____ Given material
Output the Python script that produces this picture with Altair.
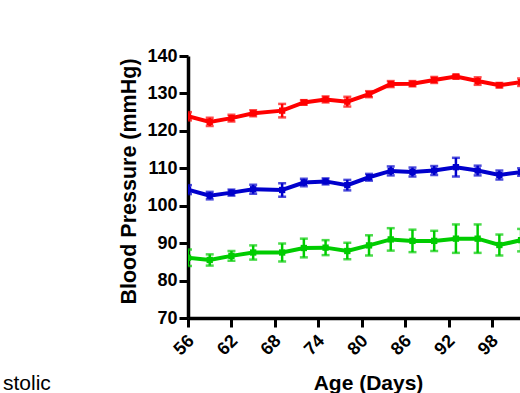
import altair as alt
import pandas as pd

days = [56, 59, 62, 65, 69, 72, 75, 78, 81, 84, 87, 90, 93, 96, 99, 102]
systolic = [123.9, 122.4, 123.4, 124.7, 125.4, 127.6, 128.4, 127.8, 129.8, 132.5, 132.6, 133.6, 134.5, 133.3, 132.2, 133.0]
systolic_err = [1.1, 1.1, 0.9, 0.8, 1.8, 0.6, 0.8, 1.3, 0.8, 0.8, 0.7, 0.8, 0.5, 1.0, 0.6, 1.0]
mean_ap = [104.3, 102.7, 103.5, 104.4, 104.2, 106.2, 106.5, 105.5, 107.6, 109.3, 109.0, 109.4, 110.3, 109.4, 108.2, 109.0]
mean_ap_err = [1.2, 1.0, 0.8, 1.2, 1.8, 1.0, 0.8, 1.4, 0.9, 1.2, 1.2, 1.2, 2.5, 1.3, 1.2, 1.0]
diastolic = [86.1, 85.5, 86.6, 87.5, 87.5, 88.7, 88.8, 87.9, 89.4, 91.0, 90.6, 90.6, 91.2, 91.2, 89.5, 90.8]
diastolic_err = [2.2, 1.5, 1.3, 1.9, 2.4, 2.5, 2.0, 2.2, 2.7, 3.0, 3.0, 2.7, 3.8, 3.8, 2.8, 3.0]

series_names = ["Systolic", "Mean", "Diastolic"]
series_colors = ["#ff0000", "#0000cc", "#00cc00"]
x_ticks = [56, 62, 68, 74, 80, 86, 92, 98, 104]
y_ticks = [70, 80, 90, 100, 110, 120, 130, 140]

rows = []
for name, vals, errs in zip(series_names, [systolic, mean_ap, diastolic],
                            [systolic_err, mean_ap_err, diastolic_err]):
    for d, v, e in zip(days, vals, errs):
        rows.append({"day": d, "series": name, "bp": v, "lo": v - e, "hi": v + e})
df = pd.DataFrame(rows)

FONT = "Liberation Sans"

x_scale = alt.Scale(domain=[56, 101.85], nice=False, zero=False)
y_scale = alt.Scale(domain=[70, 140], nice=False, zero=False)

x = alt.X("day:Q", scale=x_scale,
          axis=alt.Axis(values=x_ticks, tickCount=30, labelAngle=-45, labelAlign="right",
                        labelBaseline="middle", labelPadding=11, labelOffset=3,
                        title="Age (Days)", titleX=180, titleY=71, titleFontSize=21,
                        titleAlign="center", titleBaseline="alphabetic"))
y = alt.Y("bp:Q", scale=y_scale,
          axis=alt.Axis(values=y_ticks, tickCount=30, labelPadding=2,
                        title="Blood Pressure (mmHg)", titleAngle=-90, titleX=-59, titleY=125,
                        titleAlign="center", titleBaseline="middle"))
color = alt.Color("series:N", scale=alt.Scale(domain=series_names, range=series_colors),
                  legend=None)

base = alt.Chart(df)
lines = base.mark_line(strokeWidth=4, clip=True).encode(x=x, y=y, color=color, detail="series:N")
points = base.mark_point(filled=True, shape="square", size=40, opacity=1, clip=True).encode(
    x=alt.X("day:Q", scale=x_scale), y=alt.Y("bp:Q", scale=y_scale), color=color)
rules = base.mark_rule(strokeWidth=2.5, clip=True).encode(
    x=alt.X("day:Q", scale=x_scale), y=alt.Y("lo:Q", scale=y_scale), y2="hi:Q", color=color)
caps_lo = base.mark_tick(orient="horizontal", size=8, thickness=2.5, clip=True).encode(
    x=alt.X("day:Q", scale=x_scale), y=alt.Y("lo:Q", scale=y_scale), color=color)
caps_hi = base.mark_tick(orient="horizontal", size=8, thickness=2.5, clip=True).encode(
    x=alt.X("day:Q", scale=x_scale), y=alt.Y("hi:Q", scale=y_scale), color=color)

legend_text = alt.Chart(pd.DataFrame({"t": ["stolic"]})).mark_text(
    align="left", baseline="alphabetic", font=FONT, fontSize=21, color="black"
).encode(text="t:N", x=alt.value(-185), y=alt.value(334))

chart = alt.layer(lines, rules, caps_lo, caps_hi, points, legend_text).properties(
    width=332, height=262,
    autosize=alt.AutoSizeParams(type="none"),
    padding={"left": 188, "top": 56, "right": 0, "bottom": 75},
    background="white",
).configure_view(stroke=None).configure_axis(
    labelFont=FONT, labelFontSize=18, labelFontWeight="bold", labelColor="black",
    labelOverlap=False, labelFlush=False,
    tickSize=9, tickWidth=3, tickColor="black",
    domainWidth=3.5, domainColor="black", grid=False,
    titleFont=FONT, titleFontSize=21.5, titleFontWeight="bold", titleColor="black",
)

chart.save("out.html", embed_options={"renderer": "svg", "actions": False})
________
The task: Give again, word for word, every line from the top of the data through the line with "import pandas as pd", both ends included, and exclude the pictures.

Output of the task:
Output the Python script that produces this picture with Altair.
import altair as alt
import pandas as pd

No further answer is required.